Section 35 - Public Announcements:

All public announcements of the relationship of Red Giant Networks and Customer under the Agreement shall be subject to the prior written approval of Red Giant Networks and Customer. Red Giant Networks and Customer shall not, directly or indirectly make or authorize any public statements concerning the Agreement, or the parties without the express prior written consent of Red Giant Networks, or Customer. Notwithstanding anything to the contrary, Red Giant Networks shall have the right to publicly identify Customer as a customer reference in any Red Giant Networks materials, including, without limitation, promotional and marketing materials or Internet websites.

Section 36 - Severability:

If a provision of the Agreement is rendered invalid, the remaining provisions shall remain in full force and effect.

Section 37 - Captions:

The headings and captions of the Agreement are inserted for reference convenience and do not define, limit or describe the scope or intent of the Agreement or any particular section, paragraph, or provision thereof.

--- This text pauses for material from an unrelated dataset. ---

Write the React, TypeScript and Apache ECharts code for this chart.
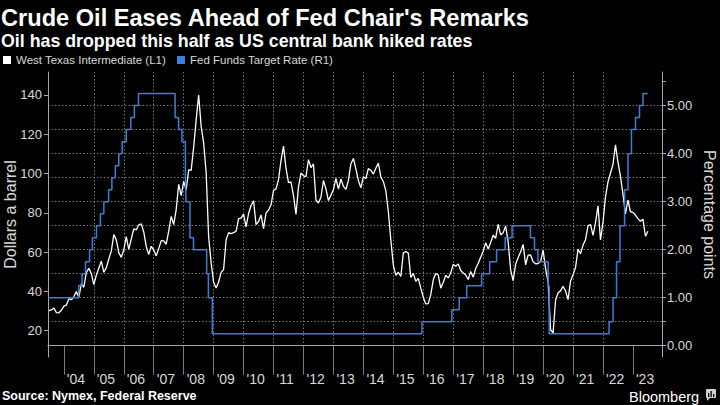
import React, { useEffect, useRef } from "react";
import * as echarts from "echarts";

const FONT = '"Liberation Sans", Arial, Helvetica, sans-serif';

// WTI crude, month-end close (USD / barrel)
const wti2003 = [30.19, 30.54, 31.57, 29.2, 29.11, 30.41, 32.52]; // Jun-Dec
const wti2004 = [33.05, 36.16, 35.76, 37.38, 39.88, 37.05, 43.8, 42.12, 49.64, 51.76, 49.13, 43.45];
const wti2005 = [48.2, 51.75, 55.4, 49.72, 51.97, 56.5, 60.57, 68.94, 66.24, 59.76, 57.32, 61.04];
const wti2006 = [67.92, 61.41, 66.63, 71.88, 71.29, 73.93, 74.4, 70.26, 62.91, 58.73, 62.97, 61.05];
const wti2007 = [58.14, 61.79, 65.87, 65.71, 64.01, 70.68, 78.21, 74.04, 81.66, 94.53, 88.71, 95.98];
const wti2008 = [91.75, 101.84, 101.58, 113.46, 127.35, 140.0, 124.08, 115.46, 100.64, 67.81, 54.43, 44.6];
const wti2009 = [41.68, 44.76, 49.66, 51.12, 66.31, 69.89, 69.45, 69.96, 70.61, 77.0, 77.28, 79.36];
const wti2010 = [72.89, 79.66, 83.76, 86.15, 73.97, 75.63, 78.95, 71.92, 79.97, 81.43, 84.11, 91.38];
const wti2011 = [92.19, 96.97, 106.72, 113.93, 102.7, 95.42, 95.7, 88.81, 79.2, 93.19, 100.36, 98.83];
const wti2012 = [98.48, 107.07, 103.02, 104.87, 86.53, 84.96, 88.06, 96.47, 92.19, 86.24, 88.91, 91.82];
const wti2013 = [97.49, 92.05, 97.23, 93.46, 91.97, 96.56, 105.03, 107.65, 102.33, 96.38, 92.72, 98.42];
const wti2014 = [97.49, 102.59, 101.58, 99.74, 102.71, 105.37, 98.17, 95.96, 91.16, 80.54, 66.15, 53.27];
const wti2015 = [48.24, 49.76, 47.6, 59.63, 60.3, 59.47, 47.12, 49.2, 45.09, 46.59, 41.65, 37.04];
const wti2016 = [33.62, 33.75, 38.34, 45.92, 49.1, 48.33, 41.6, 44.7, 48.24, 46.86, 49.44, 53.72];
const wti2017 = [52.81, 54.01, 50.6, 49.33, 48.32, 46.04, 50.17, 47.23, 51.67, 54.38, 57.4, 60.42];
const wti2018 = [64.73, 61.64, 64.94, 68.57, 67.04, 74.15, 68.76, 69.8, 73.25, 65.31, 50.93, 45.41];
const wti2019 = [53.79, 57.22, 60.14, 63.91, 53.5, 58.47, 58.58, 55.1, 54.07, 54.18, 55.17, 61.06];
const wti2020 = [51.56, 44.76, 20.48, 18.84, 35.49, 39.27, 40.27, 42.61, 40.22, 35.79, 45.34, 48.52];
const wti2021 = [52.2, 61.5, 59.16, 63.58, 66.32, 73.47, 73.95, 68.5, 75.03, 83.57, 66.18, 75.21];
const wti2022 = [88.15, 95.72, 100.28, 104.69, 114.67, 105.76, 98.62, 89.55, 79.49, 86.53, 80.55, 80.26];
const wti2023 = [78.87, 77.05, 75.67, 76.78, 68.09, 70.64]; // Jan-Jun

const wtiYears = [
  [2003, 6, wti2003], [2004, 1, wti2004], [2005, 1, wti2005], [2006, 1, wti2006],
  [2007, 1, wti2007], [2008, 1, wti2008], [2009, 1, wti2009], [2010, 1, wti2010],
  [2011, 1, wti2011], [2012, 1, wti2012], [2013, 1, wti2013], [2014, 1, wti2014],
  [2015, 1, wti2015], [2016, 1, wti2016], [2017, 1, wti2017], [2018, 1, wti2018],
  [2019, 1, wti2019], [2020, 1, wti2020], [2021, 1, wti2021], [2022, 1, wti2022],
  [2023, 1, wti2023],
] as [number, number, number[]][];

// Fed funds target rate (upper bound), change dates
const fedDates = [
  "2003-06-25", "2004-06-30", "2004-08-10", "2004-09-21", "2004-11-10", "2004-12-14",
  "2005-02-02", "2005-03-22", "2005-05-03", "2005-06-30", "2005-08-09", "2005-09-20",
  "2005-11-01", "2005-12-13", "2006-01-31", "2006-03-28", "2006-05-10", "2006-06-29",
  "2007-09-18", "2007-10-31", "2007-12-11", "2008-01-22", "2008-01-30", "2008-03-18",
  "2008-04-30", "2008-10-08", "2008-10-29", "2008-12-16", "2015-12-16", "2016-12-14",
  "2017-03-15", "2017-06-14", "2017-12-13", "2018-03-21", "2018-06-13", "2018-09-26",
  "2018-12-19", "2019-07-31", "2019-09-18", "2019-10-30", "2020-03-03", "2020-03-15",
  "2022-03-16", "2022-05-04", "2022-06-15", "2022-07-27", "2022-09-21", "2022-11-02",
  "2022-12-14", "2023-02-01", "2023-03-22", "2023-05-03", "2023-06-30",
];
const fedRates = [
  1.0, 1.25, 1.5, 1.75, 2.0, 2.25,
  2.5, 2.75, 3.0, 3.25, 3.5, 3.75,
  4.0, 4.25, 4.5, 4.75, 5.0, 5.25,
  4.75, 4.5, 4.25, 3.5, 3.0, 2.25,
  2.0, 1.5, 1.0, 0.25, 0.5, 0.75,
  1.0, 1.25, 1.5, 1.75, 2.0, 2.25,
  2.5, 2.25, 2.0, 1.75, 1.25, 0.25,
  0.5, 1.0, 1.75, 2.5, 3.25, 4.0,
  4.5, 4.75, 5.0, 5.25, 5.25,
];

const yearTicks = [2004, 2005, 2006, 2007, 2008, 2009, 2010, 2011, 2012, 2013, 2014, 2015, 2016, 2017, 2018, 2019, 2020, 2021, 2022, 2023];
const usdTicks = [20, 40, 60, 80, 100, 120, 140];
const pctTicks = [0, 1, 2, 3, 4, 5];
const pctMinorTicks = [0, 0.5, 1, 1.5, 2, 2.5, 3, 3.5, 4, 4.5, 5, 5.5];

const SERIES_WTI = "West Texas Intermediate (L1)";
const SERIES_FED = "Fed Funds Target Rate (R1)";
const LEFT_NAME = "Dollars a barrel";
const RIGHT_NAME = "Percentage points";

function decimalYear(s: string): number {
  const [y, m, d] = s.split("-").map(Number);
  const start = Date.UTC(y, 0, 1);
  const end = Date.UTC(y + 1, 0, 1);
  return y + (Date.UTC(y, m - 1, d) - start) / (end - start);
}

export default function App() {
  const ref = useRef<HTMLDivElement>(null);

  useEffect(() => {
    document.body.style.margin = "0";
    document.body.style.background = "#000";
    const chart = echarts.init(ref.current!, null, { renderer: "svg" });

    const wtiData: [number, number][] = [];
    wtiYears.forEach(([year, firstMonth, vals]) => {
      vals.forEach((v, i) => {
        const month = firstMonth + i; // month-end
        wtiData.push([year + month / 12, v]);
      });
    });
    const fedData: [number, number][] = fedDates.map((d, i) => [decimalYear(d), fedRates[i]]);

    const axisColor = "#a8a8a8";
    const labelColor = "#d8d8d8";
    const gridColor = "#767676";
    const blue = "#3b7fdc";

    chart.setOption({
      animation: false,
      backgroundColor: "#000",
      textStyle: { fontFamily: FONT },
      title: {
        text: "Crude Oil Eases Ahead of Fed Chair's Remarks",
        subtext: "Oil has dropped this half as US central bank hiked rates",
        left: 1,
        top: 6,
        padding: 0,
        itemGap: 2,
        textStyle: { color: "#fff", fontSize: 23.6, fontWeight: "bold", fontFamily: FONT },
        subtextStyle: { color: "#fff", fontSize: 17.8, fontWeight: "bold", fontFamily: FONT },
      },
      legend: {
        left: 3,
        top: 54,
        padding: 0,
        itemWidth: 8,
        itemHeight: 8,
        itemGap: 11,
        icon: "rect",
        textStyle: { color: labelColor, fontSize: 11.5, fontFamily: FONT },
        data: [SERIES_WTI, SERIES_FED],
      },
      grid: { left: 48, right: 58, top: 72, bottom: 48, containLabel: false, outerBoundsMode: "none" },
      xAxis: {
        type: "value",
        min: 2003.47,
        max: 2023.97,
        axisLine: { show: true, lineStyle: { color: axisColor, width: 1 } },
        axisTick: {
          show: true,
          customValues: yearTicks,
          length: 29,
          lineStyle: { color: "#7a7a7a", width: 1 },
        },
        axisLabel: {
          customValues: yearTicks,
          formatter: (v: number) => "'" + String(Math.round(v)).slice(2),
          color: labelColor,
          fontSize: 14,
          fontFamily: FONT,
          align: "left",
          padding: [0, 0, 0, 3],
          margin: 15,
        },
        splitLine: {
          show: true,
          showMinLine: false,
          showMaxLine: false,
          lineStyle: { color: gridColor, type: [1.5, 2], width: 1 },
        },
      },
      yAxis: [
        {
          type: "value",
          position: "left",
          min: 6.6,
          max: 151.7,
          axisLine: { show: true, lineStyle: { color: axisColor, width: 1 } },
          axisTick: { show: true, customValues: usdTicks, length: 4, lineStyle: { color: axisColor } },
          axisLabel: { customValues: usdTicks, color: labelColor, fontSize: 13, margin: 6, fontFamily: FONT },
          splitLine: { show: false },
        },
        {
          type: "value",
          position: "right",
          min: -0.235,
          max: 5.7,
          splitNumber: 6,
          axisLine: { show: true, lineStyle: { color: axisColor, width: 1 } },
          axisTick: { show: true, customValues: pctMinorTicks, length: 4, lineStyle: { color: axisColor } },
          axisLabel: {
            customValues: pctTicks,
            formatter: (v: number) => v.toFixed(2),
            color: labelColor,
            fontSize: 13,
            margin: 5,
            fontFamily: FONT,
          },
          splitLine: {
            show: true,
            showMinLine: false,
            showMaxLine: false,
            lineStyle: { color: gridColor, type: [1.5, 2], width: 1 },
          },
        },
      ],
      series: [
        {
          name: SERIES_WTI,
          type: "line",
          yAxisIndex: 0,
          data: wtiData,
          symbol: "none",
          showSymbol: false,
          lineStyle: { color: "#ffffff", width: 1.3 },
          itemStyle: { color: "#ffffff" },
        },
        {
          name: SERIES_FED,
          type: "line",
          yAxisIndex: 1,
          step: "end",
          data: fedData,
          symbol: "none",
          showSymbol: false,
          lineStyle: { color: blue, width: 1.5 },
          itemStyle: { color: blue },
        },
      ],
      graphic: [
        {
          type: "text",
          x: 10,
          y: 214.5,
          rotation: Math.PI / 2,
          style: {
            text: LEFT_NAME,
            fill: labelColor,
            font: `16px ${FONT}`,
            align: "center",
            verticalAlign: "middle",
          },
        },
        {
          type: "text",
          x: 709,
          y: 214.5,
          rotation: -Math.PI / 2,
          style: {
            text: RIGHT_NAME,
            fill: labelColor,
            font: `16px ${FONT}`,
            align: "center",
            verticalAlign: "middle",
          },
        },
        {
          type: "text",
          left: 2,
          top: 389,
          style: {
            text: "Source: Nymex, Federal Reserve",
            fill: "#ffffff",
            font: `bold 12.5px ${FONT}`,
          },
        },
        {
          type: "text",
          left: 629,
          top: 389,
          style: {
            text: "Bloomberg",
            fill: "#ffffff",
            font: `14.5px ${FONT}`,
          },
        },
        {
          type: "group",
          left: 706,
          top: 389,
          children: [
            { type: "rect", shape: { x: 0, y: 0, width: 10, height: 9, r: 1 }, style: { fill: "#d0d0d0" } },
            { type: "polygon", shape: { points: [[1, 9], [4, 9], [1, 12]] }, style: { fill: "#d0d0d0" } },
            { type: "rect", shape: { x: 2, y: 4, width: 1.3, height: 4 }, style: { fill: "#000" } },
            { type: "rect", shape: { x: 4.5, y: 2, width: 1.3, height: 6 }, style: { fill: "#000" } },
            { type: "rect", shape: { x: 7, y: 5, width: 1.3, height: 3 }, style: { fill: "#000" } },
          ],
        },
      ],
    });

    return () => chart.dispose();
  }, []);

  return (
    <div
      ref={ref}
      style={{ position: "fixed", left: 0, top: 0, width: 720, height: 405, background: "#000" }}
    />
  );
}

Section 38 - Governing Law:

The Agreement is governed by the laws of the State of Georgia.

Section 39 - Pronouns/Gender:

Pronouns and nouns shall refer to the masculine, feminine, neuter, singular or plural, as the context shall require.

Section 40 - Waiver:

Waiver of breach of the Agreement shall not constitute waiver of another breach. Failing to enforce a provision of the Agreement shall not constitute a waiver or create an estoppel from enforcing such provision.

Section 41 - Relationship of the Parties:

Nothing herein shall be construed as creating a partnership, employment relationship, or agency relationship between the parties, or as authorizing either party to act as agent for the other. Each party shall maintain its separate identity.

Section 42 - Assurances:

Each party hereby represents and warrants that all representations, warranties, recitals, statements and information provided under the Agreement are true, correct and accurate to the best of its knowledge.